The SCC recommended that Bowdoin's Napster users alter
their settings to make their personal collections of music files unavailable
to the rest of the world, essentially raising a one-way electronic drawbridge.
The ability to receive files from off-campus computers would not be affected.
At the same time, the SCC advised Computing and Information
Services (CIS) to test technical solutions to the problem, including deliberately
limiting the size of the "pipe" feeding Napster-specific data from Bowdoin
to other computers.
The efforts seem to have been successful. Public statistics
on Bowdoin's Internet use at http://noc.bowdoin.edu/stats/wans_idx.html
showed that the next day witnessed a sharp drop in external Internet access
to Bowdoin's servers.
But on Tuesday February 27, while testing solutions,
CIS turned off the rate-limiting measures to gauge the staying power of
Bowdoin's treatment for Napster addiction.

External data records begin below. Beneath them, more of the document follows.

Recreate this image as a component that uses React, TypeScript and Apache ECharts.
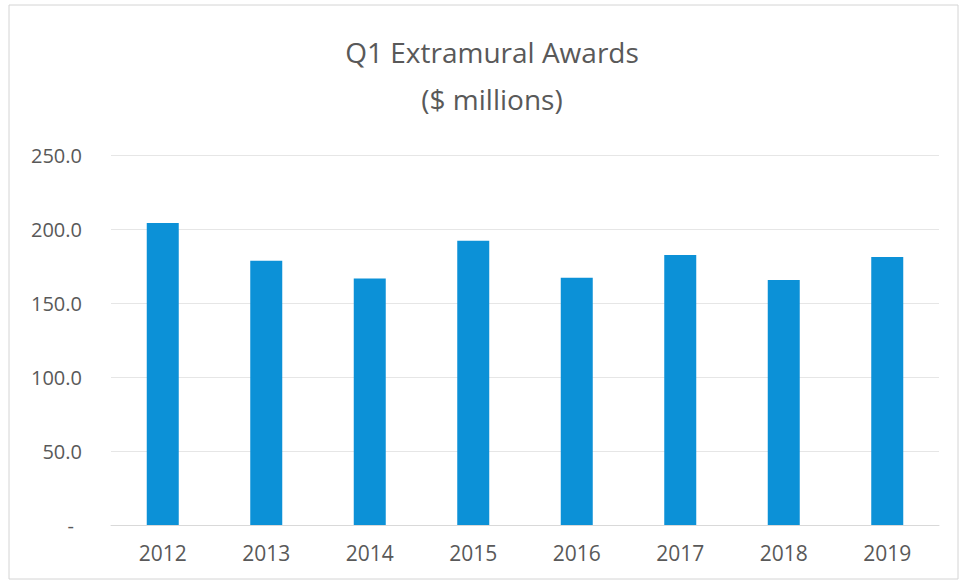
import React, { useEffect, useRef } from "react";
import * as echarts from "echarts";

const years = ["2012", "2013", "2014", "2015", "2016", "2017", "2018", "2019"];
const awards = [204.0, 178.5, 166.5, 192.0, 167.0, 182.5, 165.5, 181.0];
const titleLines = ["Q1 Extramural Awards", "($ millions)"];

export default function App() {
  const ref = useRef<HTMLDivElement>(null);
  useEffect(() => {
    document.body.style.margin = "0";
    const chart = echarts.init(ref.current!, null, { renderer: "svg" });
    const font = "'Open Sans', sans-serif";
    chart.setOption({
      animation: false,
      backgroundColor: "#ffffff",
      title: {
        text: titleLines.join("\n"),
        left: 487,
        top: 23,
        textAlign: "center",
        textStyle: {
          fontFamily: font,
          fontSize: 28,
          fontWeight: "normal",
          color: "#595959",
          lineHeight: 47,
        },
      },
      graphic: [
        {
          type: "rect",
          shape: { x: 9, y: 5, width: 949, height: 574 },
          style: { fill: "none", stroke: "#d4d4d4", lineWidth: 1 },
          silent: true,
        },
      ],
      grid: { left: 111, right: 22, top: 155, bottom: 57 },
      xAxis: {
        type: "category",
        data: years,
        axisTick: { show: false },
        axisLine: { lineStyle: { color: "#d9d9d9" } },
        axisLabel: {
          fontFamily: font,
          fontSize: 21,
          color: "#595959",
          margin: 17,
        },
      },
      yAxis: {
        type: "value",
        min: 0,
        max: 250,
        interval: 50,
        axisLine: { show: false },
        axisTick: { show: false },
        splitLine: { lineStyle: { color: "#e6e6e6" } },
        axisLabel: {
          fontFamily: font,
          fontSize: 20,
          color: "#595959",
          margin: 29,
          formatter: (v: number) => (v === 0 ? "{d|-}" : v.toFixed(1)),
          rich: { d: { fontFamily: font, fontSize: 20, color: "#595959", padding: [0, 8, 0, 0] } },
        },
      },
      series: [
        {
          type: "bar",
          data: awards,
          barWidth: 32,
          itemStyle: { color: "#0c91d7" },
        },
      ],
    });
    return () => chart.dispose();
  }, []);
  return <div ref={ref} style={{ width: 961, height: 582 }} />;
}
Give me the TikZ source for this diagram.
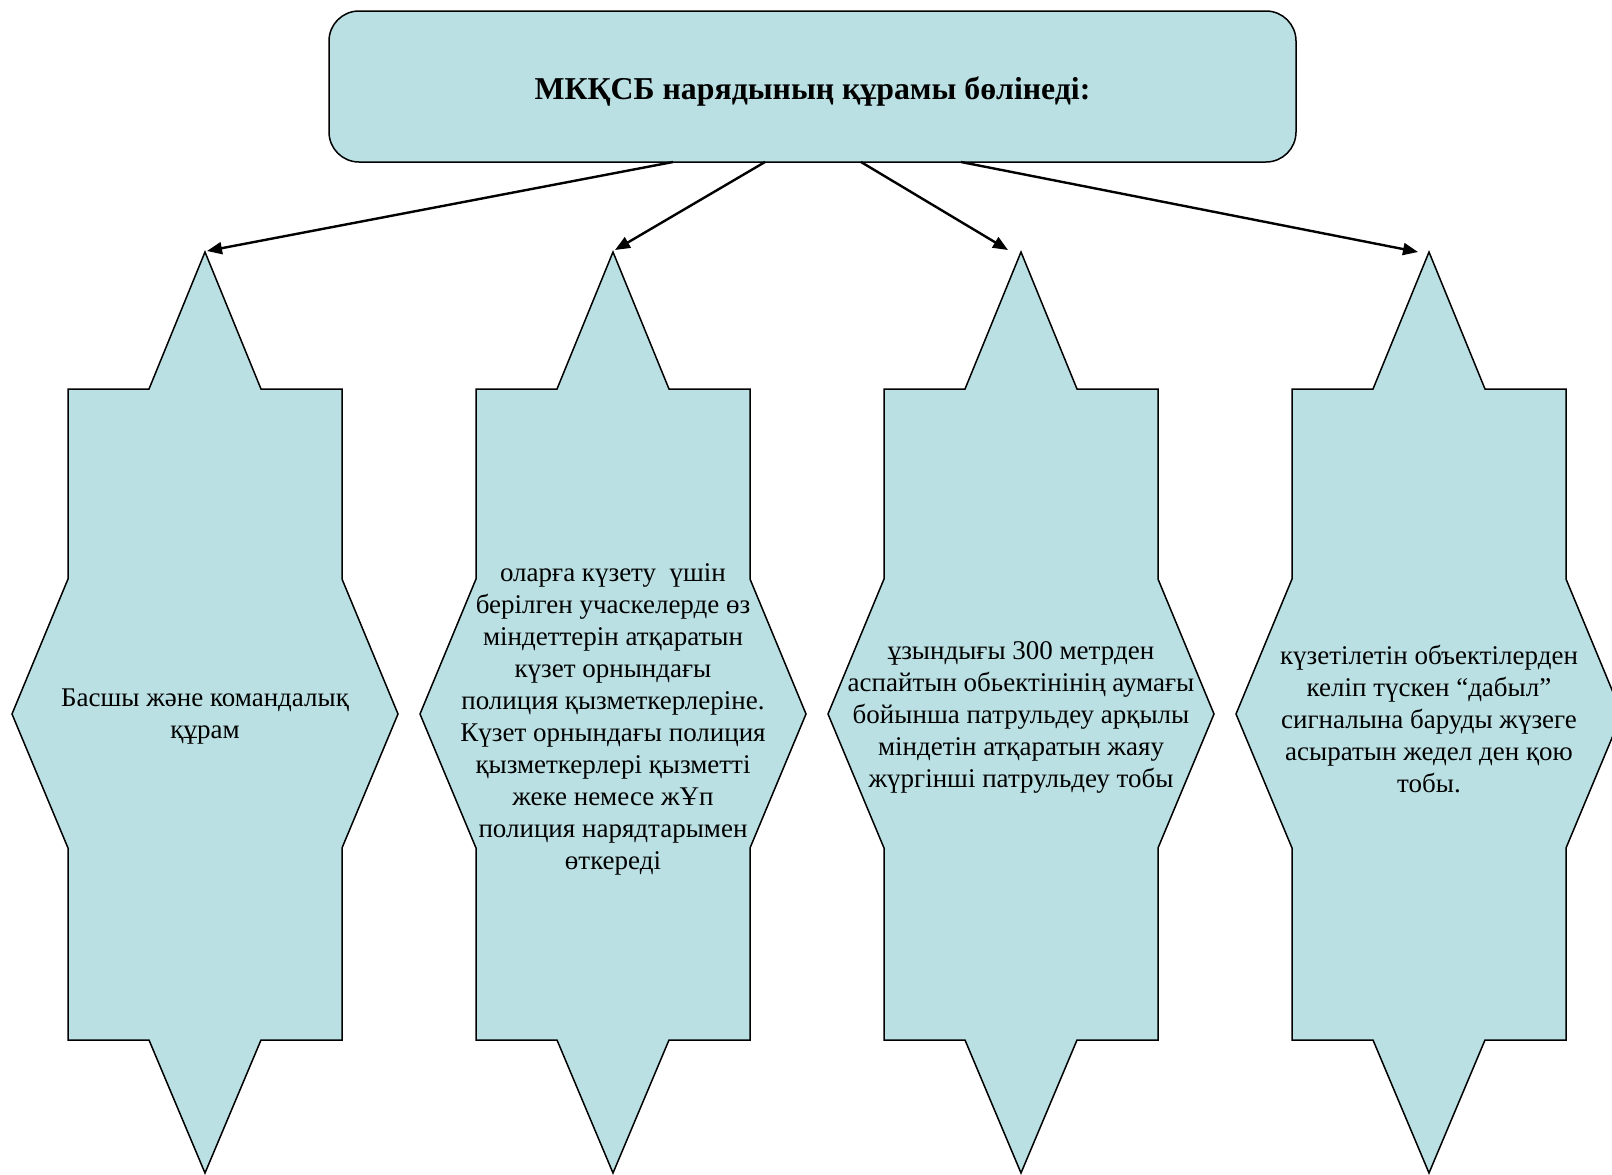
\documentclass[tikz,border=0pt]{standalone}
\usepackage{fontspec}
\setmainfont{Liberation Serif}
\usetikzlibrary{arrows.meta}
\definecolor{shapefill}{HTML}{BAE0E3}
\tikzset{
  starbox/.style={draw=black, line width=1.5pt, fill=shapefill, line join=miter},
  topbox/.style={draw=black, line width=1.5pt, fill=shapefill, rounded corners=30pt},
  bodytext/.style={align=center, font=\fontsize{27}{32}\selectfont, inner sep=0pt},
  titletext/.style={align=center, font=\fontsize{31.8}{36}\selectfont\bfseries, inner sep=0pt},
  conn/.style={draw=black, line width=2.4pt, -{Triangle[length=15pt,width=12pt]}}
}
\newcommand\kzstar[1]{%
  \path[starbox] (#1,252) -- ({#1+56},389) -- ({#1+137},389) -- ({#1+137},579)
    -- ({#1+193},714) -- ({#1+137},848) -- ({#1+137},1040) -- ({#1+56},1040)
    -- (#1,1173) -- ({#1-56},1040) -- ({#1-137},1040) -- ({#1-137},848)
    -- ({#1-193},714) -- ({#1-137},579) -- ({#1-137},389) -- ({#1-56},389) -- cycle;}
\begin{document}
\begin{tikzpicture}[x=1pt,y=-1pt]
\useasboundingbox (0,0) rectangle (1612,1175);
\begin{scope}
\clip (0,0) rectangle (1612,1175);
% top box
\path[topbox] (329,11) rectangle (1296,162);
\node[titletext] (title) at (812.5,92) {МКҚСБ нарядының құрамы бөлінеді:};
% star shapes
\kzstar{205}
\kzstar{613}
\kzstar{1021}
\kzstar{1429}
\end{scope}
\node[bodytext] (t1) at (205,717) {Басшы және командалық\\құрам};
\node[bodytext] (t2) at (613,719) {оларға күзету\ \ үшін\\берілген учаскелерде өз\\міндеттерін атқаратын\\күзет орнындағы\\полиция қызметкерлеріне.\\Күзет орнындағы полиция\\қызметкерлері қызметті\\жеке немесе жҰп\\полиция нарядтарымен\\өткереді};
\node[bodytext] (t3) at (1021,717) {ұзындығы 300 метрден\\аспайтын обьектінінің аумағы\\бойынша патрульдеу арқылы\\міндетін атқаратын жаяу\\жүргінші патрульдеу тобы};
\node[bodytext] (t4) at (1429,719) {күзетілетін объектілерден\\келіп түскен “дабыл”\\сигналына баруды жүзеге\\асыратын жедел ден қою\\тобы.};
% connector endpoints
\coordinate (s1) at (673,162);
\coordinate (s2) at (765,162);
\coordinate (s3) at (861,162);
\coordinate (s4) at (961,162);
\coordinate (e1) at (207,251);
\coordinate (e2) at (615,250);
\coordinate (e3) at (1008,250);
\coordinate (e4) at (1418,252);
\draw[conn] (s1) -- (e1);
\draw[conn] (s2) -- (e2);
\draw[conn] (s3) -- (e3);
\draw[conn] (s4) -- (e4);
\end{tikzpicture}
\end{document}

By 2:00 p.m., the outgoing
Internet traffic peaked; it did not decline until after midnight, and
peaked again 14 hours later, at 2:30 p.m. on Wednesday.
What happened this month, when access to Bowdoin's information
networks became so tempting to computer users around the world, was an
unusually clear example of an issue that has befuddled educational institutions
around the country.
Both large universities and small colleges that make
it a point to provide universal high-speed Internet access to their students
are frustrated by the way their bandwidth evaporates' into music- and
video-swapping technologies.
John Meyers '02, chair of the Student Computing Committee,
pointed out that "we have a very fast Internet connection... Bowdoin is
rated in the top ten schools in the US in terms of bandwidth per student."
But one or two computers transferring large files quickly-which technologies
like Napster facilitate-is still enough to bring Internet connections
like Bowdoin's to a standstill, and the result is frustratingly sluggish
access.
If schools try to solve the problem by expanding the
pipe and paying handsomely for faster Internet connections, as Bowdoin
has done, they find that the demand for bandwidth will often rise just
as fast as the supply. At Bowdoin, "the first-year dorms tend to be the
largest users of bandwidth," Meyers said.
The College is now exploring other ways to stem departing
Napster traffic, which, if successful, will make Internet access on campus
faster-including speedier Napster downloads to students' computers.
The SCC's current concern has nothing to do with Napster's
recent legal troubles, although the company is losing a suit brought by
the Recording Industry Association of America.
"Bowdoin has been very generous with Napster," Meyers
noted. "Whether you believe Napster violates copyright or not, there's
a technical problem to deal with."
Permanent solutions will be discussed at the next Information
Technology Committee meeting in March.
Meyers said that a comprehensive bandwidth policy, detailing
the amount of control Bowdoin will exercise over its Internet link, is
not far off.
"E-mail response [to the SCC e-mail] was wonderful,"
Meyers said, but "the actual technical response"-how many Napster users
actually made their files inaccessible to others-"is hard to judge."